Requirements — Using the listing below, give again exactly the lines from the line with "Give me the" to the line with "const xMinorTicks = [50,70,90,110,130,150,170,190];", inclusive, without the pictures.

Information shown —

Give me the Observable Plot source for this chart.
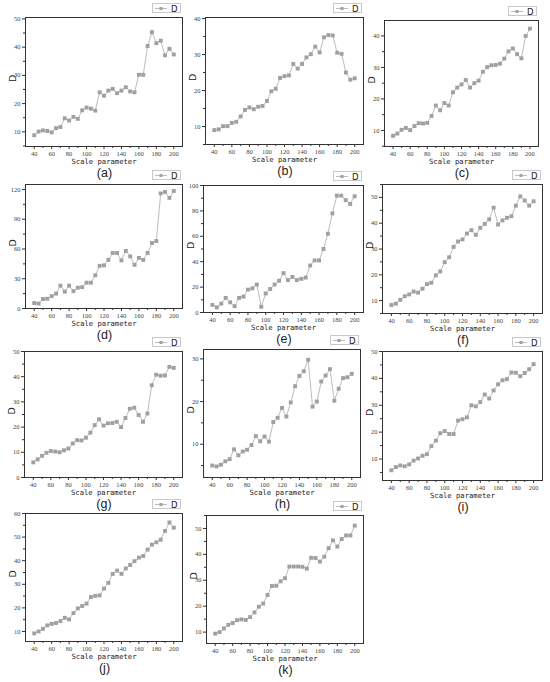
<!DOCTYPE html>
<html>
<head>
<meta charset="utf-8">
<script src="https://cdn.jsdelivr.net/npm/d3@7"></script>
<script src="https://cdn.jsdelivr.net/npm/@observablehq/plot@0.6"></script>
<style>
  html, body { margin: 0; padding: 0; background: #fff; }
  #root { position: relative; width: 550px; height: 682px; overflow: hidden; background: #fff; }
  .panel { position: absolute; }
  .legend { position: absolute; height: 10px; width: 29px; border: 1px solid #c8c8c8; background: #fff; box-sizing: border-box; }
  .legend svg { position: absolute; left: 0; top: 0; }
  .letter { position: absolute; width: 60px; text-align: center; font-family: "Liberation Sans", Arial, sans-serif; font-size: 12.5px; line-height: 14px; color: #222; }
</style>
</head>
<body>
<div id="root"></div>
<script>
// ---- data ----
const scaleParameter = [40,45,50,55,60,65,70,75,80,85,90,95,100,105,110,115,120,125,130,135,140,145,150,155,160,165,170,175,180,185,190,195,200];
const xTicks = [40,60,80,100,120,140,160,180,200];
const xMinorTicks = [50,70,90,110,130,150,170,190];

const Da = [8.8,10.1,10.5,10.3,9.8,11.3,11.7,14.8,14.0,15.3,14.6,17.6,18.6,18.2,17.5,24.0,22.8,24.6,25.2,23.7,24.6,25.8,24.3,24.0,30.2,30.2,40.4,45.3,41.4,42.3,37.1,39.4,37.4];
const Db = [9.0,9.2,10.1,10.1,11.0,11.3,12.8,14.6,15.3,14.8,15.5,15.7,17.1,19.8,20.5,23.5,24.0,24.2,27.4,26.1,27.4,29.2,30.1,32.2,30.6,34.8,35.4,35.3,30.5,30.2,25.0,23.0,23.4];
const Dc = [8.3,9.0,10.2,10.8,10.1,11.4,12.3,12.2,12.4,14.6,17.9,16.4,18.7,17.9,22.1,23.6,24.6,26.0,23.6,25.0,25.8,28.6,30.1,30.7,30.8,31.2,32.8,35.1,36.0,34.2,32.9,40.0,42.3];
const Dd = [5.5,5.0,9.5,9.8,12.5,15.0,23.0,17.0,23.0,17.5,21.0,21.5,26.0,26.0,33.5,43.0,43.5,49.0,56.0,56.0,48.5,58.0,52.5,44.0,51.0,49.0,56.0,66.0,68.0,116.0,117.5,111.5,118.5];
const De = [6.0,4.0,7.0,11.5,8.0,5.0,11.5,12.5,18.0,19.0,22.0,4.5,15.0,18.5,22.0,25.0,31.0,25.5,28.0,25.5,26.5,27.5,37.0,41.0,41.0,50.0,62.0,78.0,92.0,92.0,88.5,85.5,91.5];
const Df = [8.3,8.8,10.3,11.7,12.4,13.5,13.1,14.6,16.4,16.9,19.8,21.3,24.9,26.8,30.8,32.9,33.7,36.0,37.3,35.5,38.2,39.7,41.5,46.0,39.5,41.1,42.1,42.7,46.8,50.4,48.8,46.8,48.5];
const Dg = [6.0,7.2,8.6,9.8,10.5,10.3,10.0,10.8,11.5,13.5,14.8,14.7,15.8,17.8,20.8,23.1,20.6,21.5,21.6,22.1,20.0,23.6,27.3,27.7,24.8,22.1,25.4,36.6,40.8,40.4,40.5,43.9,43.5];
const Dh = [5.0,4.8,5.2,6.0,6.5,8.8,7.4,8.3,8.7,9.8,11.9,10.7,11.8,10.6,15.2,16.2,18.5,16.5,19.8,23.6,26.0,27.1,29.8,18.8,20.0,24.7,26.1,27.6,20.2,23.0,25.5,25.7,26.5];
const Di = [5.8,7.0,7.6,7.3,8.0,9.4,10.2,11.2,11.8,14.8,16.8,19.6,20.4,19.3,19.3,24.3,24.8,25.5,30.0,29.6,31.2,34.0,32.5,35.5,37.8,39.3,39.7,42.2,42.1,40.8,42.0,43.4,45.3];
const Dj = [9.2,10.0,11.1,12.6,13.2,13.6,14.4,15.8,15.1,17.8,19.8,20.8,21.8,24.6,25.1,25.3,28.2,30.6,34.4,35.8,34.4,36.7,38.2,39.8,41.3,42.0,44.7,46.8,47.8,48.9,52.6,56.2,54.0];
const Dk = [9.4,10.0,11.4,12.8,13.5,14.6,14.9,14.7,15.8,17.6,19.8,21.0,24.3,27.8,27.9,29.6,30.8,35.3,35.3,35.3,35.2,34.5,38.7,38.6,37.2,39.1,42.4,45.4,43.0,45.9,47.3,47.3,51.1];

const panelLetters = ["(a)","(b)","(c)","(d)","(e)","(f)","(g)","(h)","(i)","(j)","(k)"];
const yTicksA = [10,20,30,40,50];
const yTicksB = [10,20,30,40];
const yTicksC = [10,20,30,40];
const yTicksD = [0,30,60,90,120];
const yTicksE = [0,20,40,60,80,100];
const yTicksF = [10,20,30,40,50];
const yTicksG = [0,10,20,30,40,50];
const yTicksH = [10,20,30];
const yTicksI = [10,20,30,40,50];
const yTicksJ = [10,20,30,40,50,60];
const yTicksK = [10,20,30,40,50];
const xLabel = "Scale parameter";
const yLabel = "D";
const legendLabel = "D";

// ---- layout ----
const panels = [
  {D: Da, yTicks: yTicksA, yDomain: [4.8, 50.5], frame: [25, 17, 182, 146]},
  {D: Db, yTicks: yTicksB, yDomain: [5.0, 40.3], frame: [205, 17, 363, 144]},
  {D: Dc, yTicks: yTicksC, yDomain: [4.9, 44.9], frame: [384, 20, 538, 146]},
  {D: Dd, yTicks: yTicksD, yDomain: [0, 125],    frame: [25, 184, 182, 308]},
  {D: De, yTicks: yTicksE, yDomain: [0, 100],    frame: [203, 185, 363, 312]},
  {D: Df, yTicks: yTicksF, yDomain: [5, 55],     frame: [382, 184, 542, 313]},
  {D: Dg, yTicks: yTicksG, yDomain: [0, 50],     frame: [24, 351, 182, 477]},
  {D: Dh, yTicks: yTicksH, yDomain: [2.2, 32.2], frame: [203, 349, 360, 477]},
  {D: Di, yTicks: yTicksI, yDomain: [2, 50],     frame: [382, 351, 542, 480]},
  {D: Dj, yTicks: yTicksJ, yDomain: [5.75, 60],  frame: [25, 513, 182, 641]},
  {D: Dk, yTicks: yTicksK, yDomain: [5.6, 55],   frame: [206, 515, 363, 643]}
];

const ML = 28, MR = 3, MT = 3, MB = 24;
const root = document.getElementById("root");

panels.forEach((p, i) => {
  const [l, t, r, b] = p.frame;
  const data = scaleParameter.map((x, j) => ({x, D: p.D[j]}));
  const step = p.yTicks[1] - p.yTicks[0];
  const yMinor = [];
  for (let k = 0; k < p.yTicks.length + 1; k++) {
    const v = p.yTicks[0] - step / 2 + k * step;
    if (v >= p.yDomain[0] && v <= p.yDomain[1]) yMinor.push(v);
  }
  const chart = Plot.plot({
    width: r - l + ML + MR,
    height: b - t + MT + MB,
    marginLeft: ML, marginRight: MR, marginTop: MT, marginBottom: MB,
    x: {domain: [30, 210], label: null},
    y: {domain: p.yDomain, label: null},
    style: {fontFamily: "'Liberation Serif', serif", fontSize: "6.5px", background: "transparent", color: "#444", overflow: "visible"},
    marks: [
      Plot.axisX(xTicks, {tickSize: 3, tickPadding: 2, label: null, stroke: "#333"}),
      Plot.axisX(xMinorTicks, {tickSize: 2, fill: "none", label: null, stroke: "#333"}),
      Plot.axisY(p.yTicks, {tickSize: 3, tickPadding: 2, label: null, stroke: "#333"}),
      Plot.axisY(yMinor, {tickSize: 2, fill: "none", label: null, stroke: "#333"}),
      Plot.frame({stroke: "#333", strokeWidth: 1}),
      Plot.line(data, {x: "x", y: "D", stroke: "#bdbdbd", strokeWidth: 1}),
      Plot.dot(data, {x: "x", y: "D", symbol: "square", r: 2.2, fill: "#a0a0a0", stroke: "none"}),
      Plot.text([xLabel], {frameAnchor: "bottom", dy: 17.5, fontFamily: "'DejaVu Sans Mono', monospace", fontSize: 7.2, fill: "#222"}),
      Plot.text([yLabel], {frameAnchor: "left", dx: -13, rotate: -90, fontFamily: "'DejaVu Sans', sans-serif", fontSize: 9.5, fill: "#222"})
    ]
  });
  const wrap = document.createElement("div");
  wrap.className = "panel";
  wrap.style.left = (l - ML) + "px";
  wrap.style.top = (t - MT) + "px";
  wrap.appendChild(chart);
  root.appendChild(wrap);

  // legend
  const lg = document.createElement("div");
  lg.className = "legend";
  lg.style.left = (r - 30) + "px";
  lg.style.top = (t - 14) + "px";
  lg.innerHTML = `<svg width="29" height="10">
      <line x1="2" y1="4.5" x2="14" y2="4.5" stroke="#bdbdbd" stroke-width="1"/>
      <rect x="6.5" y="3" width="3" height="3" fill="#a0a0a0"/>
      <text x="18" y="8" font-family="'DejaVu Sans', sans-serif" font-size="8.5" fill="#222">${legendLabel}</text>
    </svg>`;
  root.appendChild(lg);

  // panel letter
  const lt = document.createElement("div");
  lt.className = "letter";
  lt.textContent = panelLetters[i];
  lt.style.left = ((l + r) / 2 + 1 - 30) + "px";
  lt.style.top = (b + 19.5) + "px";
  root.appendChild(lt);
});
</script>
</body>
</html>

--

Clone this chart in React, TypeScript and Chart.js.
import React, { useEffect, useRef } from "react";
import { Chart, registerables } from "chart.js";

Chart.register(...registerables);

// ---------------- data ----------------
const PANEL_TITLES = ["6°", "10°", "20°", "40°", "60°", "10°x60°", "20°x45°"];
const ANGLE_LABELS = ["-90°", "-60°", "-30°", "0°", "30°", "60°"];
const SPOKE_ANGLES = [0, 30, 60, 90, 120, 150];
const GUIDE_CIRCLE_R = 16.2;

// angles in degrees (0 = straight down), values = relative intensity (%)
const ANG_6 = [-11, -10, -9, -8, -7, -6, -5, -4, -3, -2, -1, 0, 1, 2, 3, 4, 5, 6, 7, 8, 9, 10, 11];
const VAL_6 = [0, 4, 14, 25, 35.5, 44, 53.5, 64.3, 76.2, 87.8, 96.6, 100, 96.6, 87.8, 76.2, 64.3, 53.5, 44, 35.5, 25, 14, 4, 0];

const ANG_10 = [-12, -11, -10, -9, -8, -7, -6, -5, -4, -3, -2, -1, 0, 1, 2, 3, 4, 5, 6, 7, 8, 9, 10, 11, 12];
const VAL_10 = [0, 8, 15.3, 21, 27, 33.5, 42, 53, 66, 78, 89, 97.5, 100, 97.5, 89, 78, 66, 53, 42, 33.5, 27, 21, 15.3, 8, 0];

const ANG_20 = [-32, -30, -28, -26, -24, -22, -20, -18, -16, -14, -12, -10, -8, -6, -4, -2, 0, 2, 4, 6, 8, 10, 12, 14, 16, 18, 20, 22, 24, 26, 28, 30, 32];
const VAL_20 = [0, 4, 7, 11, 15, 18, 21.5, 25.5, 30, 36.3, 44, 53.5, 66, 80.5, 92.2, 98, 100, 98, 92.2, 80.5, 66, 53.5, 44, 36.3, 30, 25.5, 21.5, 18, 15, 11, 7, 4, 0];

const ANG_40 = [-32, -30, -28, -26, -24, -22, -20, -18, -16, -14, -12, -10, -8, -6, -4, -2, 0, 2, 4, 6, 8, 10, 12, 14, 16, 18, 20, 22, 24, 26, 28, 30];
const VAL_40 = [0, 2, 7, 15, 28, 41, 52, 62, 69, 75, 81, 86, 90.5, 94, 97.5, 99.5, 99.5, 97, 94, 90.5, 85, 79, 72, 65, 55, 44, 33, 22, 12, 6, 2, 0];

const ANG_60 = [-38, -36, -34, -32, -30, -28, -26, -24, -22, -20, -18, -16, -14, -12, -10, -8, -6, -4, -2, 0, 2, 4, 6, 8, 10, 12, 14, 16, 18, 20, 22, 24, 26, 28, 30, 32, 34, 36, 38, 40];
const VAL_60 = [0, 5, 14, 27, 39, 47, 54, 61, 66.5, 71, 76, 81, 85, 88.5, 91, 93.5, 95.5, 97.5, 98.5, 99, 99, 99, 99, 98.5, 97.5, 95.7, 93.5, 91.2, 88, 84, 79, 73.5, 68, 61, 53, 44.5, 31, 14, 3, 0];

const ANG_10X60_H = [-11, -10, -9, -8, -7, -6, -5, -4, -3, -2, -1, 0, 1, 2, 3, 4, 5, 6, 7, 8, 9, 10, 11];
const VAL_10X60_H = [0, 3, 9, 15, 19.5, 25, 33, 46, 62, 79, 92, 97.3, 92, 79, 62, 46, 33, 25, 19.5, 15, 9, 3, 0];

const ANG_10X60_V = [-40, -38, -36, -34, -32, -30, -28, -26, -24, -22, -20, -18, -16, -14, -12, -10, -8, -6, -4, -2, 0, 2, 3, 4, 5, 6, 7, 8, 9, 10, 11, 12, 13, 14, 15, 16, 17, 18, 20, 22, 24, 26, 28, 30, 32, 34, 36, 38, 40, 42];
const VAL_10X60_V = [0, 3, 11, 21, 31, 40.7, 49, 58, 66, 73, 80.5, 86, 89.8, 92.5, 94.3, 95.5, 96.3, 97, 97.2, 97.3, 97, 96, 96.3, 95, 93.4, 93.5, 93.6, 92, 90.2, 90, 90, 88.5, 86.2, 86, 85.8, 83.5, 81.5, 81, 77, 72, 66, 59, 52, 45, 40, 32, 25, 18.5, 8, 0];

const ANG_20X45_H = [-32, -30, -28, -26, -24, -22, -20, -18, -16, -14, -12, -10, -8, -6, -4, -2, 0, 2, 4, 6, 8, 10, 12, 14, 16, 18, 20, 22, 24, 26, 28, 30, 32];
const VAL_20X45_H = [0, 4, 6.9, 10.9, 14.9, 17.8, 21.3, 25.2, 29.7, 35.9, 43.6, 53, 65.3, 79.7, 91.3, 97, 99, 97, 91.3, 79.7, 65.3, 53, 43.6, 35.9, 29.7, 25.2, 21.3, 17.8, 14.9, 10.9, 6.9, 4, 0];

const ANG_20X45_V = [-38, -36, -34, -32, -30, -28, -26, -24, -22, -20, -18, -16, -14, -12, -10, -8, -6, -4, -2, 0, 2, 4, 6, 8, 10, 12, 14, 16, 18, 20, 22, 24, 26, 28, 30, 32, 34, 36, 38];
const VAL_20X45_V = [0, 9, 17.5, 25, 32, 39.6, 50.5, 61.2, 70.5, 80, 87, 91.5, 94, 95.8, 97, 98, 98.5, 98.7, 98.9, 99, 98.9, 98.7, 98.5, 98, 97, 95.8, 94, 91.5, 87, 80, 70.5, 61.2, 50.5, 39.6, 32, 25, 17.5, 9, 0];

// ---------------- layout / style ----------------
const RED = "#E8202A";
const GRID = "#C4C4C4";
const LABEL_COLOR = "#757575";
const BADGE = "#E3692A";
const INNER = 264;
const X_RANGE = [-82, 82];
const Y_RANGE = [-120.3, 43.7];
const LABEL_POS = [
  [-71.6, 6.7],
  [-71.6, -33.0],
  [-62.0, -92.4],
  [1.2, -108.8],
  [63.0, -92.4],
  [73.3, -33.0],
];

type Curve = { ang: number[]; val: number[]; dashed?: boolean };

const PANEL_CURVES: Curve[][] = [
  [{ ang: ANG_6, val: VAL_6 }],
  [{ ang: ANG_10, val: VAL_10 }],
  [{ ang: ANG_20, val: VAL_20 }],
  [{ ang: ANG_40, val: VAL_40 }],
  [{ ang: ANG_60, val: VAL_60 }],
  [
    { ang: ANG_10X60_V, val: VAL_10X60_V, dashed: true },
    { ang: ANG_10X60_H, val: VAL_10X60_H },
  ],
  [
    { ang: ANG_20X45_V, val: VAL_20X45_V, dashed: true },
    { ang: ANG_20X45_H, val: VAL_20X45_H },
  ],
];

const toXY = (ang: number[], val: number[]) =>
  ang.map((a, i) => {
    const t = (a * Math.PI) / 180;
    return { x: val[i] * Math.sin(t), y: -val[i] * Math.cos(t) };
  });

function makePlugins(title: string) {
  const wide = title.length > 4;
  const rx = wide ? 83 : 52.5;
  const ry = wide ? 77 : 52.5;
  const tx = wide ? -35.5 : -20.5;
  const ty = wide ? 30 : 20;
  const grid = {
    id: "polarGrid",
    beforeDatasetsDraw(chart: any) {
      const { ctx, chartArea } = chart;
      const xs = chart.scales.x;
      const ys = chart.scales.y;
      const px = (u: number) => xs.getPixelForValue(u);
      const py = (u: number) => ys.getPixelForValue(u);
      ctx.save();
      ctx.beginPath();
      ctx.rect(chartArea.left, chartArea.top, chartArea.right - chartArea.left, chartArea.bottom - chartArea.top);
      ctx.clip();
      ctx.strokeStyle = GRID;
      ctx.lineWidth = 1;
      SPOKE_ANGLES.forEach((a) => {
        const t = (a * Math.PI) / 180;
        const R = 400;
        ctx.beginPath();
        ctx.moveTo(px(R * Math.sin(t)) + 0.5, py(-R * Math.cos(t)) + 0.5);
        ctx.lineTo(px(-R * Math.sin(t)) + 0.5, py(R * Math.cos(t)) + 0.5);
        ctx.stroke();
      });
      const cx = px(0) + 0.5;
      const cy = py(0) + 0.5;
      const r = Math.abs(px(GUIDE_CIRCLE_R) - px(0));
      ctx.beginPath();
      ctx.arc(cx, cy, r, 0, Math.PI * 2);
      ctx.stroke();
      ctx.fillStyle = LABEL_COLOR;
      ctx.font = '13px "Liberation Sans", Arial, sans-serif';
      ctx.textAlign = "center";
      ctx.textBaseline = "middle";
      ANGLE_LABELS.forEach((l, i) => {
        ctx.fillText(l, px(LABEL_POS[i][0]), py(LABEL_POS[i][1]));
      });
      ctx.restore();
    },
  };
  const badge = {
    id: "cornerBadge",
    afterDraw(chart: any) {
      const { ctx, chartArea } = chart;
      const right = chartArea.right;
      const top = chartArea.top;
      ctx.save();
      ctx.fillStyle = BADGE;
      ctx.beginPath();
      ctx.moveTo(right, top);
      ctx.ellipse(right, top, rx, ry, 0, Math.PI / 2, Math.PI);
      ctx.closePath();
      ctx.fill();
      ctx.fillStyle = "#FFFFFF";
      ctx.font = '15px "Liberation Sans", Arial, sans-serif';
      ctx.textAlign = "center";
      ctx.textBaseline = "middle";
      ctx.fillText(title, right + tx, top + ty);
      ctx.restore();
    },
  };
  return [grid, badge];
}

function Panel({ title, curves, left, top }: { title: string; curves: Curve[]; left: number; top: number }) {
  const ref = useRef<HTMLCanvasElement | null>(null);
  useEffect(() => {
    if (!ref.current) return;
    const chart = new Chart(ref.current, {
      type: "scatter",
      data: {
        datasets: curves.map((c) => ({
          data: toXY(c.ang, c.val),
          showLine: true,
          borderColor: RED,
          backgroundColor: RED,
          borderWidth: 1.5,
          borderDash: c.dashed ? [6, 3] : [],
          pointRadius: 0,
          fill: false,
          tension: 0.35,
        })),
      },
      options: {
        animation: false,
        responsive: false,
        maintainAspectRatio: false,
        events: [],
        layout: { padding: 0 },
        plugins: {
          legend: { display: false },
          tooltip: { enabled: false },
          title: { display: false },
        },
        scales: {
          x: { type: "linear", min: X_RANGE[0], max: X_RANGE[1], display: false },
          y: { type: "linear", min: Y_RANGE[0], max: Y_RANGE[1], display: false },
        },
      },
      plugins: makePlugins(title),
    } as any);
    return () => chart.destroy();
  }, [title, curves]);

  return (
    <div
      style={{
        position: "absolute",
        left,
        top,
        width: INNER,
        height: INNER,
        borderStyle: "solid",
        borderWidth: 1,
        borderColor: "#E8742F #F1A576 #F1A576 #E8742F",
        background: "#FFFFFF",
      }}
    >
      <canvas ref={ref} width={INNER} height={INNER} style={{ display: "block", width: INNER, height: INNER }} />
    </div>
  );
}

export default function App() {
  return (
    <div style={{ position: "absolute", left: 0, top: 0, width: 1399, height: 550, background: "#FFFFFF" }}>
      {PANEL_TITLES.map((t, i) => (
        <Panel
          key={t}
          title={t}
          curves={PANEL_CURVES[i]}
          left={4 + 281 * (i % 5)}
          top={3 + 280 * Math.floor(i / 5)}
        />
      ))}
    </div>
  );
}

Solution to the problem —
Give me the Observable Plot source for this chart.
<!DOCTYPE html>
<html>
<head>
<meta charset="utf-8">
<script src="https://cdn.jsdelivr.net/npm/d3@7"></script>
<script src="https://cdn.jsdelivr.net/npm/@observablehq/plot@0.6"></script>
<style>
  html, body { margin: 0; padding: 0; background: #fff; }
  #root { position: relative; width: 550px; height: 682px; overflow: hidden; background: #fff; }
  .panel { position: absolute; }
  .legend { position: absolute; height: 10px; width: 29px; border: 1px solid #c8c8c8; background: #fff; box-sizing: border-box; }
  .legend svg { position: absolute; left: 0; top: 0; }
  .letter { position: absolute; width: 60px; text-align: center; font-family: "Liberation Sans", Arial, sans-serif; font-size: 12.5px; line-height: 14px; color: #222; }
</style>
</head>
<body>
<div id="root"></div>
<script>
// ---- data ----
const scaleParameter = [40,45,50,55,60,65,70,75,80,85,90,95,100,105,110,115,120,125,130,135,140,145,150,155,160,165,170,175,180,185,190,195,200];
const xTicks = [40,60,80,100,120,140,160,180,200];
const xMinorTicks = [50,70,90,110,130,150,170,190];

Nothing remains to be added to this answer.